In fact, the more complicated the stack or rich the operating system, the easier it is for the developer to achieve all of this, because these architectural concepts have been in the Linux stack for a long time, but always deployed in terms of software. Now is the time for hardware to meet the software. So from a developer perspective, this really just looks like a driver, and the driver provides all the services, including inter-process communication, key management, and everything else. But again, since it's virtualized it can provide different services for different guests. It's a whole new world.

Where does prpl figure into this whole equation, and how are you working to move this virtualized security architecture forward?

GARLATI: It's all about standards, interoperable protocols and APIs, and making sure this is not a vendor-specific solution, as has happened in the past. Vendor lock-in is not what large players are looking for. The supply side is telling us that proprietary systems, especially in a security context, don't really cut it. You need to be open sourced up, you need to be able to look at the code, you need to be able to change the code, you need to be able to make sure there are no nation-state actors that tampered with code or drove some of the requirements so security components are weaker. There are a whole host of concerns when you look at the global market on the supply side that lead to this sort of open-source security framework (Figure 2).

[Figure 2 | Despite increased security spending, the number and severity of cyberattacks has increased recently. In response, the prpl Foundation has proposed a multi-tenant, multi-tiered security architecture based on roots of trust, virtualization, open source, and interoperability.]

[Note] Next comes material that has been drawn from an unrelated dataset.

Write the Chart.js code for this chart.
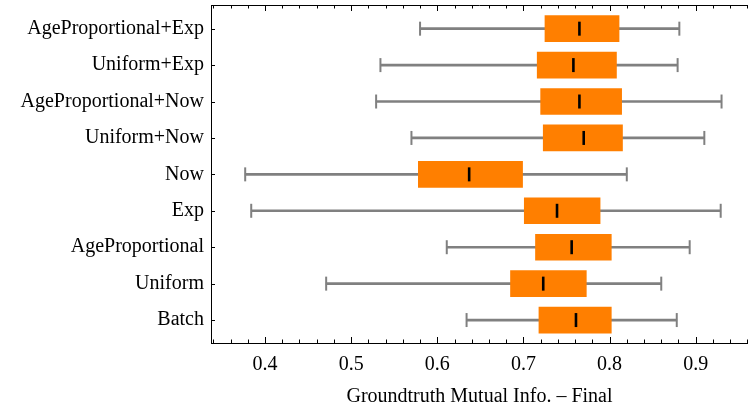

The Security PEG is actively working on this right now, and we have the APIs. The problem is that we have too many APIs. The exercise we are going through as we speak is to try to rationalize these APIs and provide two things. One is the API definition, regardless of implementation. That's what's expected of prpl. These are not standards yet as we are considering various certification options.

The second thing is reference implementations for these various APIs. In the first case these will be documents, and in the second case these will be actual pieces of software. A key aspect of this is that both will be provided as open source with the most permissive licensing possible, which means you're be free to do anything you want, even to build commercial implementations, for everyone. That's really the true nature of prpl. It's not just open source because open source has many different licensing schema, with the General Public License (GPL) being the least permissive and the Berkeley Software Distribution (BSD) considered one of the most permissive. prpl goes even one step further than BSD, which is what commercial entities are really asking for, and what really makes sense for business.

There's room in this model for an open-source community, but there's also room for commercial providers to develop commercial-grade implementations of these APIs. So the definition will be common and standardized, and an open-source, community version will be available for everyone, but not as production ready as required by some major players. In that case there are vendors, and there are already three entities within prpl and many more coming soon that will provide the commercial-grade implementations required.

As I said, all of this is real, but we have too many variations. We need to come to an agreement. That's what an industry consortium is really about. It's not about developing things, it's about getting all the key players together to come up with what's considered the best on both the supply and demand sides. When it comes to security, it has to be cross-vendor, it has to be platform agnostic. Heterogeneous environments are the reality these days, and vendor lock-in is something noone wants, especially on the security side.